Ci-dessous, la bande-annonce du film Stubby, qui est notamment porté par Gérard Depardieu qui prête sa voix à un combattant français haut en couleur ..
En avril dernier, nous avons eu le plaisir dde nous entretenir un moment avec Richard Lanni, réalisateur de films documentaires historiques, qui souhaitait avec le film animé Stubby toucher un plus large public, en particulier, bien entendu, les enfants. Rencontre chaleureuse avec un homme francophone et francophile.
AlloCiné : Vous êtes producteur associé de la Fondation du Musée national de l'Infanterie de Fort Benning en Géorgie. Vous avez beaucoup travaillé sur la Seconde guerre mondiale. Avec "Stubby", c'est donc la Première guerre mondiale en toile de fond. D'où vient ce goût pour l'Histoire et surtout ces guerres mondiales ?
Richard Lanni : En fait, j'ai acheté une maison de vacances en Normandie, située près des plages du Débarquement. J'ai aussi un ami qui est guide de batailles. Je baigne toujours dans l'Histoire. Mais je trouve qu'il y a un problème avec elle. Il y a une énorme quantité de documentaires sur une multitudes de sujets. Mais beaucoup sont trop secs. Or je trouve qu'il est important qu'il y ait des choses plus dynamiques et accessibles pour les enfants. J'ai notamment fait une série de documentaires consacrés à la Seconde guerre mondiale, The American Road to Victory, qui relate trois épisodes de la Seconde Guerre mondiale en Europe [NDR : le Débarquement allié en Normandie, l’Opération Market Garden en Hollande et la bataille des Ardennes] du point de vue des G.I [NDR : À ce jour, The American Road to Victory est la série traitant de la Seconde Guerre mondiale la plus diffusée à la télévision américaine, avec plus de 6.000 diffusions depuis 2012]. C'est en faisant des recherches dans le cadre d'un documentaire sur la Première guerre mondiale, pour son centenaire, que je suis alors tombé sur l'histoire de Stubby. Je me suis dit : "ca c'est un vrai cadeau !". L'Histoire, c'est quelque chose de très, très important. Tous les jours, vous pouvez faire des parallèles avec la situation actuelle, des connexions avec le monde dans lequel on vit.
Puisqu'on parle de la Première guerre mondiale, quelle est justement sa place dans la mémoire collective américaine ?
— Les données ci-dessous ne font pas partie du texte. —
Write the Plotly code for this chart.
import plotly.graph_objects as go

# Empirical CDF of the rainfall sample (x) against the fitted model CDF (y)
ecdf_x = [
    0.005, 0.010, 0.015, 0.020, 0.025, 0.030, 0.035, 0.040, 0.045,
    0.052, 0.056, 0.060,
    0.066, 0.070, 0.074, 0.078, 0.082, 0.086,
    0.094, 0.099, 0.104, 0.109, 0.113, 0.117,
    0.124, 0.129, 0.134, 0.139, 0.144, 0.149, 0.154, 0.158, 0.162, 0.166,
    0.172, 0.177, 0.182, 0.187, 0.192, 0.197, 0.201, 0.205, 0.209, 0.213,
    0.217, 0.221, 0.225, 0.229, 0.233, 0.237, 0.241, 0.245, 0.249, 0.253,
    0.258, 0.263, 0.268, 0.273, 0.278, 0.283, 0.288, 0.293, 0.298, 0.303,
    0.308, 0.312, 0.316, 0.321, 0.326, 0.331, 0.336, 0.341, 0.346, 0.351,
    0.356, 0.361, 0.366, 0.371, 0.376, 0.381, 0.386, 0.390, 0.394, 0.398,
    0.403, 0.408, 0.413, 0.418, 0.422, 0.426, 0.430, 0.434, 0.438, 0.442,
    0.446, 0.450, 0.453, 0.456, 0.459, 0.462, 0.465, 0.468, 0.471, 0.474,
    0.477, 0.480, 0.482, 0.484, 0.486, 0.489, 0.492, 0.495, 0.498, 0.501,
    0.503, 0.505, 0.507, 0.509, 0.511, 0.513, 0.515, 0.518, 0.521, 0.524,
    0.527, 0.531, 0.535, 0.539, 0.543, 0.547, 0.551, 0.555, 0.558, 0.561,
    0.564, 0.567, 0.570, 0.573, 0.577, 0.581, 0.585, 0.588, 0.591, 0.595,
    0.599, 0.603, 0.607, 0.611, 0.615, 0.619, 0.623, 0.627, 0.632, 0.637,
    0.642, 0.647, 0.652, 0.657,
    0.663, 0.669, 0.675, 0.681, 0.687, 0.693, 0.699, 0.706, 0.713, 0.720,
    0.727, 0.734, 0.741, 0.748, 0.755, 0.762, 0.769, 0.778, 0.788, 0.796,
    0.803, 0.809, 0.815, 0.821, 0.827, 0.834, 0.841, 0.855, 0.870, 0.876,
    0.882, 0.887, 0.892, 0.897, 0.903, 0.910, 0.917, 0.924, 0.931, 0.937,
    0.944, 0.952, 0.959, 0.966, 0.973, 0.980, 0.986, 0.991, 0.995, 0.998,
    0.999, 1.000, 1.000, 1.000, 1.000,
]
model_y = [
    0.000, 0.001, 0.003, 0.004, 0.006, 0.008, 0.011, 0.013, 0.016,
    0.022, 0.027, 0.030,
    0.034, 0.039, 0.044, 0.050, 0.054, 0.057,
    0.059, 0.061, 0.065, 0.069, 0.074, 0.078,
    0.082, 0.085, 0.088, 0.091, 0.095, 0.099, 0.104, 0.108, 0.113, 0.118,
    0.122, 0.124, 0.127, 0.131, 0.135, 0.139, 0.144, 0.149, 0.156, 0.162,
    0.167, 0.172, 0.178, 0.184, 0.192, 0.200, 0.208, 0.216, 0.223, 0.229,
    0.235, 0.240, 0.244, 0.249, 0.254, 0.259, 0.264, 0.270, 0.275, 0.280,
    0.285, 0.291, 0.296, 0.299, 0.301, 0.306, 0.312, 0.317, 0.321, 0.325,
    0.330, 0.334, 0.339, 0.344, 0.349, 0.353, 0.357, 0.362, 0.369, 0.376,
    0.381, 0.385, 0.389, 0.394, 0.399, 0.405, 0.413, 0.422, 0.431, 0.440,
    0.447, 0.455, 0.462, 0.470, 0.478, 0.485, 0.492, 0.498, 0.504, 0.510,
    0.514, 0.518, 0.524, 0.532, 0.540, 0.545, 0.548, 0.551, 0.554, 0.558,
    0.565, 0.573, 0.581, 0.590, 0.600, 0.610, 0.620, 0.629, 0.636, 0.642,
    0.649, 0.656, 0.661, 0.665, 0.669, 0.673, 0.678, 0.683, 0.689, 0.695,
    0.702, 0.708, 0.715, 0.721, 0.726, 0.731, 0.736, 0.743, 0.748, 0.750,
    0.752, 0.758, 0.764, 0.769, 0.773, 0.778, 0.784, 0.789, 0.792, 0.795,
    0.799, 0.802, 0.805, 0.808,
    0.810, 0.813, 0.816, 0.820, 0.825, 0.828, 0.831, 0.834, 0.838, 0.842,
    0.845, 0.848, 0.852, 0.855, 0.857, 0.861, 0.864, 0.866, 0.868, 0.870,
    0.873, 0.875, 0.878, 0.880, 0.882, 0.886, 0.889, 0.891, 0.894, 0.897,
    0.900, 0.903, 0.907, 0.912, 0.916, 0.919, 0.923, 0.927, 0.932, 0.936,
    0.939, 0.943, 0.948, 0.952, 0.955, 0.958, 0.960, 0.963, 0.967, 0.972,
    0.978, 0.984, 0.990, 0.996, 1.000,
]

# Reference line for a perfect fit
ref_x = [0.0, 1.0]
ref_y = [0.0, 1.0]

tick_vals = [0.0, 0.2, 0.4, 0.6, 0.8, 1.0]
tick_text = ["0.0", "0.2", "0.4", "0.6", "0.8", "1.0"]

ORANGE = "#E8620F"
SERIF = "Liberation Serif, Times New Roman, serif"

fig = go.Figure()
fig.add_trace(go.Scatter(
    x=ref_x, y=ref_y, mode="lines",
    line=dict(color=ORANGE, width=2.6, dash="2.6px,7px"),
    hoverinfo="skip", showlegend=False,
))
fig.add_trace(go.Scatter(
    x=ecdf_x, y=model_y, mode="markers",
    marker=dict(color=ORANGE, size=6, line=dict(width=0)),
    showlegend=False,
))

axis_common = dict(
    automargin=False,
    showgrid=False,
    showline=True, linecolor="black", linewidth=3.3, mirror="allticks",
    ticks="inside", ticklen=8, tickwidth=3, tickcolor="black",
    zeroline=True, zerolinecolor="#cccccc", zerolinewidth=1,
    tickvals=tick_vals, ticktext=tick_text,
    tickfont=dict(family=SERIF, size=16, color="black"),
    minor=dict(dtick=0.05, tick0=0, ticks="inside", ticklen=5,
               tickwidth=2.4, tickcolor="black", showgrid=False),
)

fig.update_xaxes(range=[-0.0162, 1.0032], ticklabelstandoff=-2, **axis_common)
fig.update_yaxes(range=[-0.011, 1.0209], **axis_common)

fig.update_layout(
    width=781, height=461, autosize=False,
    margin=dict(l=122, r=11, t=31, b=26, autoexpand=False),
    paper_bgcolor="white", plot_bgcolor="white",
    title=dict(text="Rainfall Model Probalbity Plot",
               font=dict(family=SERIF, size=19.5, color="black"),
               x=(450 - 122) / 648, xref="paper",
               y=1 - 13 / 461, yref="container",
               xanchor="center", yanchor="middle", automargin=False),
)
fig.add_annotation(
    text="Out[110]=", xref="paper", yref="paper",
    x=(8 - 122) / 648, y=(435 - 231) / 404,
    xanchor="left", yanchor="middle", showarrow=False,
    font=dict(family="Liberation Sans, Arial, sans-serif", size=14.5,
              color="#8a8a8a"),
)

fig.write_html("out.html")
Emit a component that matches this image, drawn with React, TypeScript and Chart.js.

Malheureusement, elle est très oubliée, contrairement à l'Europe, où son souvenir reste encore très vivace. Je pense d'ailleurs que l'histoire de Stubby a pu justement aidé aux Etats-Unis à raviver un peu la curiosité à l'égard de cette période, en proposant une histoire adoptant le point de vue du chien. Le film a d'ailleurs été retenu par la Commission américaine du Centenaire de la Première Guerre mondiale. On a aussi reçu le soutien de la Fondation du Musée national de l’Infanterie, et de la Mission du Centenaire [NDR : équivalent français de la Commission américaine du Centenaire de la Première Guerre mondiale]. Je voulais que l'approche de mon film soit transgénérationnelle. Que son histoire puisse susciter la curiosité des adultes, comme celle des enfants, et donc proposer plusieurs niveaux de lecture.
Si l'histoire de Stubby est très méconnue en France, j'imagine quand même qu'elle l'est nettement plus aux Etats-Unis, non ?
Pas tant que ça en fait, alors qu'il fut pourtant l'animal le plus célèbre aux Etats-Unis à l'époque. L'animal est d'ailleurs naturalisé et derrière une vitrine, au Smithsonian Institute à Washington DC, depuis son décès en 1926. J'ai retracé son parcours en me rendant dans les lieux qu'il avait arpenté en France sur la ligne de front, comme le Chemin des Dames, les champs de batailles du Nord; à Château Thierry aussi [NDR : Château-Thierry a été l'un des points clés durant les batailles de la Première Guerre mondiale en 1918, entre les troupes américaines et les troupes allemandes. Le 1er juin 1918, durant la troisième bataille de l'Aisne, la 10e division d'infanterie coloniale et la 2e division d'infanterie américaine arrêtent l'offensive allemande]. Ce qui est intéressant d'ailleurs, c'est que dans ces lieux, beaucoup de gens connaissent l'histoire de ce chien, qui a marqué l'Histoire locale. J'ai aussi fait beaucoup de recherches dans les bibliothèques de l'Etat du Connecticut, une grosse quantité d'archives, notamment celles du Smithsonian Institute... J'ai également contacté le petit fils de J. Robert Conroy, celui qui avait recueilli Stubby, qui avait de nombreuses histoires à son propos racontées par son arrière grand-père.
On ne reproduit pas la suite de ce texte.